Watch for split ownership. If middleware sets tenant context, but a repository package also accepts raw tenant IDs, someone will bypass the safe path under deadline pressure. Safer admin operations start with a boring rule: one source of truth, default deny, and logs that name the tenant every time.
Next steps for a safer setup
Start with a plain inventory of your code. Mark every place that reads, writes, filters, or joins on tenant_id. Check request handlers, background jobs, imports, exports, cron tasks, support scripts, and admin screens.
Most teams know the main app path pretty well. The leaks usually sit in the side paths that nobody reviews until a customer reports odd data.
Then choose one pattern for tenant checks and use it everywhere. If one part of the app uses request context, another adds SQL filters by hand, and a third trusts an admin flag, the rules will drift. One package pattern for tenant context and scoped queries is easier to review, test, and teach to new developers.
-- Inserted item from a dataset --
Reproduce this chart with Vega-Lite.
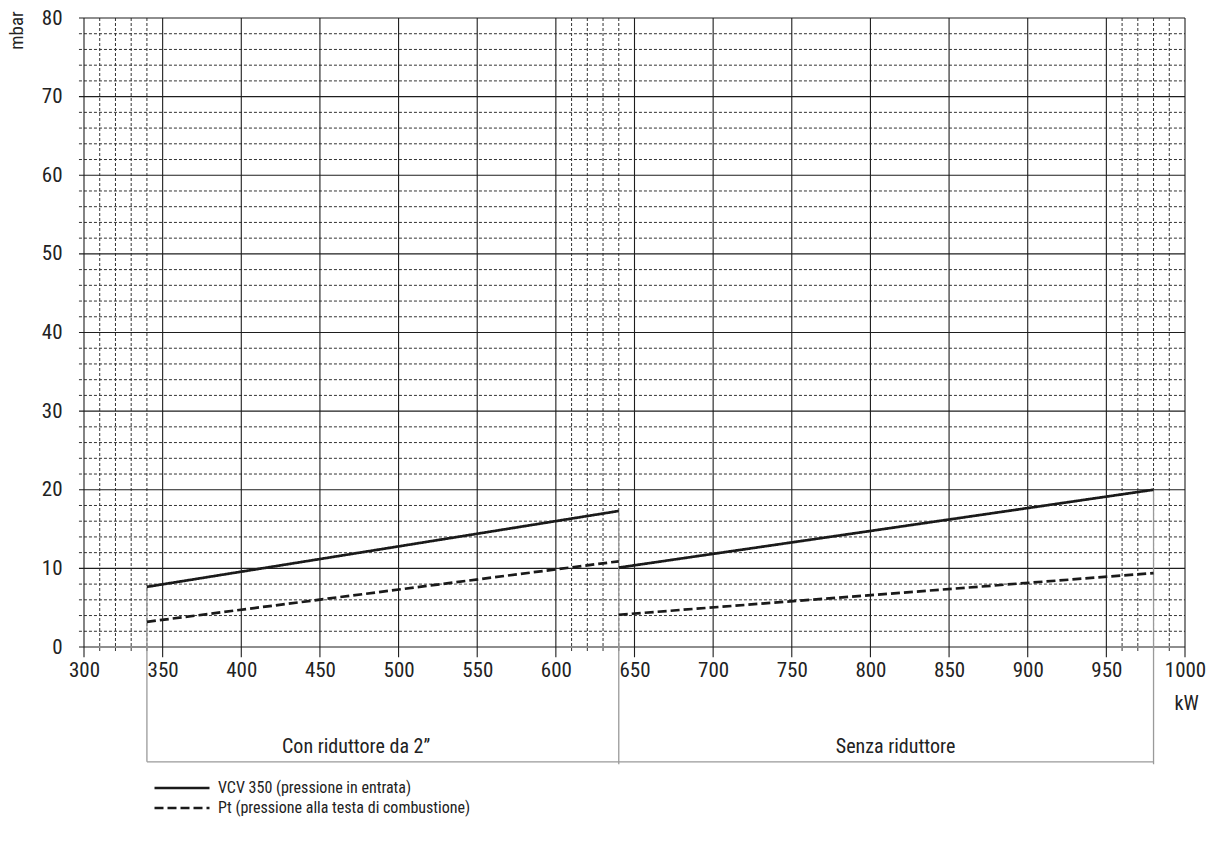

A short cleanup plan works better than a big rewrite:
- Trace
tenant_idfrom request entry to every database call. - Replace copied query filters with shared helpers or one package rule.
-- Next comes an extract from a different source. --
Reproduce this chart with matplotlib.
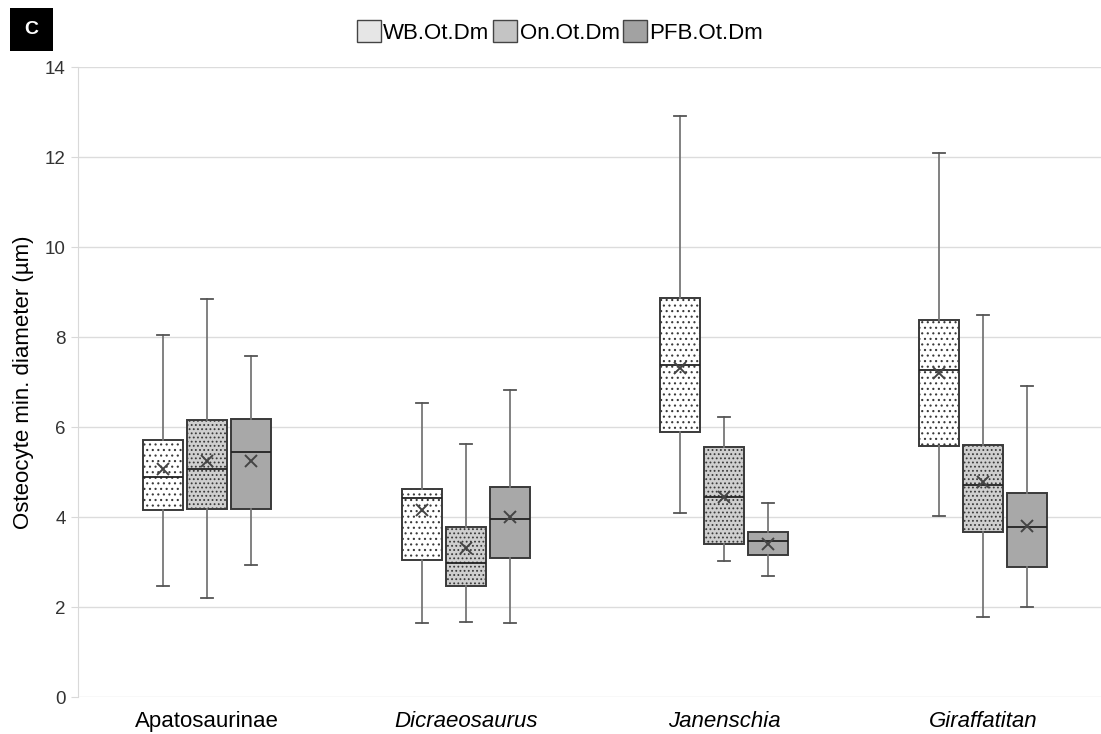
import matplotlib.pyplot as plt
import numpy as np
from matplotlib.patches import Patch, Rectangle

plt.rcParams['font.family'] = ['Liberation Sans', 'DejaVu Sans']
plt.rcParams['hatch.linewidth'] = 0.8

groups = ['Apatosaurinae', 'Dicraeosaurus', 'Janenschia', 'Giraffatitan']
italic = [False, True, True, True]
series = ['WB.Ot.Dm', 'On.Ot.Dm', 'PFB.Ot.Dm']

# box statistics, one list per series (order = groups)
wb_lo   = [2.46, 1.64, 4.09, 4.02]
wb_q1   = [4.16, 3.04, 5.89, 5.58]
wb_med  = [4.89, 4.43, 7.38, 7.27]
wb_q3   = [5.71, 4.62, 8.87, 8.38]
wb_hi   = [8.04, 6.53, 12.91, 12.09]
wb_mean = [5.07, 4.16, 7.31, 7.20]

on_lo   = [2.20, 1.67, 3.02, 1.78]
on_q1   = [4.18, 2.47, 3.40, 3.67]
on_med  = [5.07, 2.98, 4.44, 4.71]
on_q3   = [6.16, 3.78, 5.56, 5.60]
on_hi   = [8.84, 5.62, 6.22, 8.49]
on_mean = [5.24, 3.31, 4.45, 4.78]

pfb_lo   = [2.93, 1.64, 2.69, 2.00]
pfb_q1   = [4.18, 3.09, 3.16, 2.89]
pfb_med  = [5.44, 3.96, 3.47, 3.78]
pfb_q3   = [6.18, 4.67, 3.67, 4.53]
pfb_hi   = [7.58, 6.82, 4.31, 6.91]
pfb_mean = [5.24, 4.00, 3.40, 3.80]

data = [
    (wb_lo, wb_q1, wb_med, wb_q3, wb_hi, wb_mean),
    (on_lo, on_q1, on_med, on_q3, on_hi, on_mean),
    (pfb_lo, pfb_q1, pfb_med, pfb_q3, pfb_hi, pfb_mean),
]
faces = ['white', '#cfcfcf', '#a8a8a8']
hatches = ['...', '....', None]
leg_faces = ['#e6e6e6', '#c4c4c4', '#a2a2a2']

fig = plt.figure(figsize=(11.01, 7.34), dpi=100)
ax = fig.add_axes([78/1101, 37/734, 1 - 78/1101, 630/734])

offsets = [-0.17, 0.0, 0.17]
width = 0.155
x = np.arange(len(groups))
for s, (lo, q1, med, q3, hi, mean) in enumerate(data):
    stats = []
    for i in range(len(groups)):
        stats.append(dict(whislo=lo[i], q1=q1[i], med=med[i], q3=q3[i],
                          whishi=hi[i], mean=mean[i], fliers=[]))
    bp = ax.bxp(stats, positions=x + offsets[s], widths=width, showmeans=True,
                patch_artist=True, showfliers=False,
                boxprops=dict(edgecolor='#3a3a3a', linewidth=1.4),
                medianprops=dict(color='#222222', linewidth=1.3),
                whiskerprops=dict(color='#777777', linewidth=1.3),
                capprops=dict(color='#555555', linewidth=1.3),
                capwidths=0.045,
                meanprops=dict(marker='x', markeredgecolor='#444444',
                               markersize=8, markeredgewidth=1.4))
    for b in bp['boxes']:
        b.set_facecolor(faces[s])
        if hatches[s]:
            b.set_hatch(hatches[s])

ax.set_ylim(0, 14)
ax.set_yticks(np.arange(0, 15, 2))
ax.set_xlim(-0.5, 3.5 - 11/258.7)
ax.set_xticks(x)
ax.set_xticklabels(groups, fontsize=16)
for lab, it in zip(ax.get_xticklabels(), italic):
    if it:
        lab.set_style('italic')
ax.tick_params(axis='x', length=0, pad=10)
ax.tick_params(axis='y', length=5, color='#d9d9d9', labelsize=13.5, pad=4,
               labelcolor='#333333')
ax.yaxis.grid(True, color='#dcdcdc', linewidth=1.0)
ax.set_axisbelow(True)
for sp in ['top', 'right', 'bottom']:
    ax.spines[sp].set_visible(False)
ax.spines['left'].set_color('#d9d9d9')
ax.set_ylabel('Osteocyte min. diameter (µm)', fontsize=16, labelpad=8)

handles = [Patch(facecolor=leg_faces[i], edgecolor='#444444', label=series[i])
           for i in range(3)]
fig.legend(handles=handles, loc='center', bbox_to_anchor=(560/1101, 1 - 32/734),
           ncol=3, frameon=False, fontsize=16, handlelength=1.1, handleheight=1.1,
           handletextpad=0.1, columnspacing=0.15, borderpad=0)

fig.patches.append(Rectangle((10/1101, 1 - 51/734), 43/1101, 43/734,
                             transform=fig.transFigure, facecolor='black',
                             edgecolor='none'))
fig.text(31.5/1101, 1 - 29.5/734, 'C', color='white', fontsize=14,
         fontweight='bold', ha='center', va='center')

fig.savefig('out.png', dpi=100)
- Block unscoped admin reads by default.
- Log every cross-tenant admin action with actor, target, and time.
Start the audit trail with admin actions first. You do not need a huge logging project to get value from it. A simple record of who did what, for which tenant, and when can save hours during an incident review.
If you are still comparing Go libraries for multi tenant SaaS apps, use your own bug history to narrow the list. Pick the package that makes the risky path harder to write, not the one with the longest feature list.
If your Go SaaS already feels tangled, outside review can help. Oleg Sotnikov can look at the current setup and help plan a safer path without a full rewrite. That kind of review is most useful when you already know the pain points but need a clear order for fixing them.
A safer setup does not start with a perfect architecture. It starts when every tenant check follows the same rule, every admin action leaves a trail, and no one can bypass scope by accident.